## Task to complete
Return the lines below exactly, from the first line to the line that contains "fig = go.Figure()". Leave out pictures.

## Information supplied
■ ■ ■ ■ ■ ■ ■
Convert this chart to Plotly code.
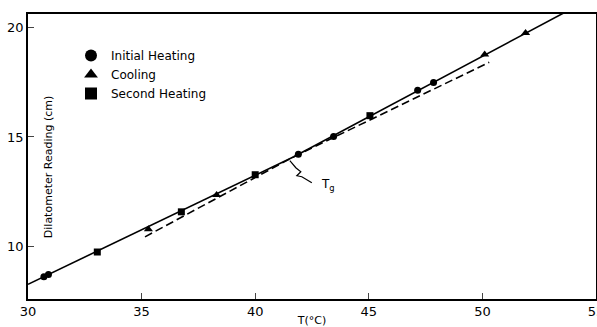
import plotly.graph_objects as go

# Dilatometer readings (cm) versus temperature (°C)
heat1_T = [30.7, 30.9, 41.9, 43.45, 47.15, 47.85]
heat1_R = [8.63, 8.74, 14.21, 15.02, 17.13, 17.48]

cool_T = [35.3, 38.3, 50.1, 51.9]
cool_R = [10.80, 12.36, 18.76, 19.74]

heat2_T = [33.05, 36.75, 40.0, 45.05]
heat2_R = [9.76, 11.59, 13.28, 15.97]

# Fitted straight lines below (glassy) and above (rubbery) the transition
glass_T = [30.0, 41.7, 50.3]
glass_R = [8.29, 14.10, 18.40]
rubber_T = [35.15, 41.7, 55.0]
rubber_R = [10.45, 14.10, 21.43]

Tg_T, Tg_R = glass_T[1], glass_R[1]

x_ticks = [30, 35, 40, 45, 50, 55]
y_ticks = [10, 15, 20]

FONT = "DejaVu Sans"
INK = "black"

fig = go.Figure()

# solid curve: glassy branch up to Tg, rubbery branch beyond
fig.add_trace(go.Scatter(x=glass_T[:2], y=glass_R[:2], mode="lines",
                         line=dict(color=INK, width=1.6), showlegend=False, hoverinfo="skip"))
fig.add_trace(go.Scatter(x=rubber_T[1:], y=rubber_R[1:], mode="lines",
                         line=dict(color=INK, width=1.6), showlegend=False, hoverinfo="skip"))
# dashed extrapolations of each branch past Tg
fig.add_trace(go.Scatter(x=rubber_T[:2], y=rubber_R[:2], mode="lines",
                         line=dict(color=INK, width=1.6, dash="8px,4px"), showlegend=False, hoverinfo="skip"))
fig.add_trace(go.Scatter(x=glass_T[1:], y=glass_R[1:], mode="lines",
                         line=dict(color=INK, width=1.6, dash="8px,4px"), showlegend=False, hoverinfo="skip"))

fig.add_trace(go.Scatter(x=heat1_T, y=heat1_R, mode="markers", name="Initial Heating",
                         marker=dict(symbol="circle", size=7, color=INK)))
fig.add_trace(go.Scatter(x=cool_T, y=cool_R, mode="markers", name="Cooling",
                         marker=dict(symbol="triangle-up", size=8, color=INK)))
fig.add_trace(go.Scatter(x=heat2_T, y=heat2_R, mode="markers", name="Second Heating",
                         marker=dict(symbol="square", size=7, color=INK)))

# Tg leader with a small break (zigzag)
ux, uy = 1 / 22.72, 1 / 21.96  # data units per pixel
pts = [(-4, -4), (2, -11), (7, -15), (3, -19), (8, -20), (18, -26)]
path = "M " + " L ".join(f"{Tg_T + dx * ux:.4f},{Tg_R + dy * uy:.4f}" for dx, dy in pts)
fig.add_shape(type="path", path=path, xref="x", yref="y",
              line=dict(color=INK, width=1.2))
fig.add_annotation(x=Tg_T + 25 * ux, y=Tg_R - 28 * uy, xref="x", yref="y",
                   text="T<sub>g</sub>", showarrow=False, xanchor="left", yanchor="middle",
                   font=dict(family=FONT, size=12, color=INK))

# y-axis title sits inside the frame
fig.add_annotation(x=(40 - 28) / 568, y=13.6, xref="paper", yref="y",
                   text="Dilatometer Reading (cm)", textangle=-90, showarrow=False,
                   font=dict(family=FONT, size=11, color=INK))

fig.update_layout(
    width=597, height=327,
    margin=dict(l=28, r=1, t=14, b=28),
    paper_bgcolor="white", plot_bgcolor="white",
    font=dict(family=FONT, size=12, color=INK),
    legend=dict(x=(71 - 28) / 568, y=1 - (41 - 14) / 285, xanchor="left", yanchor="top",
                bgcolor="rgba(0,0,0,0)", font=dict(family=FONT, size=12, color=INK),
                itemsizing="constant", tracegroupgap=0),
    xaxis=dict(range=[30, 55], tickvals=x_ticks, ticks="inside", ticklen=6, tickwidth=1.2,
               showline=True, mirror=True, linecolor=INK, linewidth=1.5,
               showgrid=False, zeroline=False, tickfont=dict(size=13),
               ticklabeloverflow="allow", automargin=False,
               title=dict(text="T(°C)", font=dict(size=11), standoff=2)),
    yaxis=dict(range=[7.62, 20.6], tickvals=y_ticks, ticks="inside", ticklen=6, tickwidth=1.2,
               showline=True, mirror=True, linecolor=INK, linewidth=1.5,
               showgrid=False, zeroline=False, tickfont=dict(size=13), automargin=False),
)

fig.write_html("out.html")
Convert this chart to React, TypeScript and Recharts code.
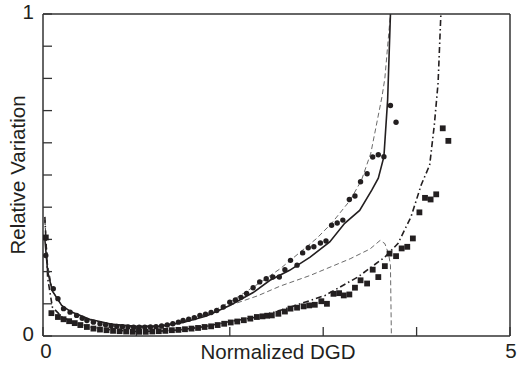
■ ■ ■ ■ ■ ■ ■
## Problem solution
Convert this chart to Plotly code.
import plotly.graph_objects as go

# Dilatometer readings (cm) versus temperature (°C)
heat1_T = [30.7, 30.9, 41.9, 43.45, 47.15, 47.85]
heat1_R = [8.63, 8.74, 14.21, 15.02, 17.13, 17.48]

cool_T = [35.3, 38.3, 50.1, 51.9]
cool_R = [10.80, 12.36, 18.76, 19.74]

heat2_T = [33.05, 36.75, 40.0, 45.05]
heat2_R = [9.76, 11.59, 13.28, 15.97]

# Fitted straight lines below (glassy) and above (rubbery) the transition
glass_T = [30.0, 41.7, 50.3]
glass_R = [8.29, 14.10, 18.40]
rubber_T = [35.15, 41.7, 55.0]
rubber_R = [10.45, 14.10, 21.43]

Tg_T, Tg_R = glass_T[1], glass_R[1]

x_ticks = [30, 35, 40, 45, 50, 55]
y_ticks = [10, 15, 20]

FONT = "DejaVu Sans"
INK = "black"

fig = go.Figure()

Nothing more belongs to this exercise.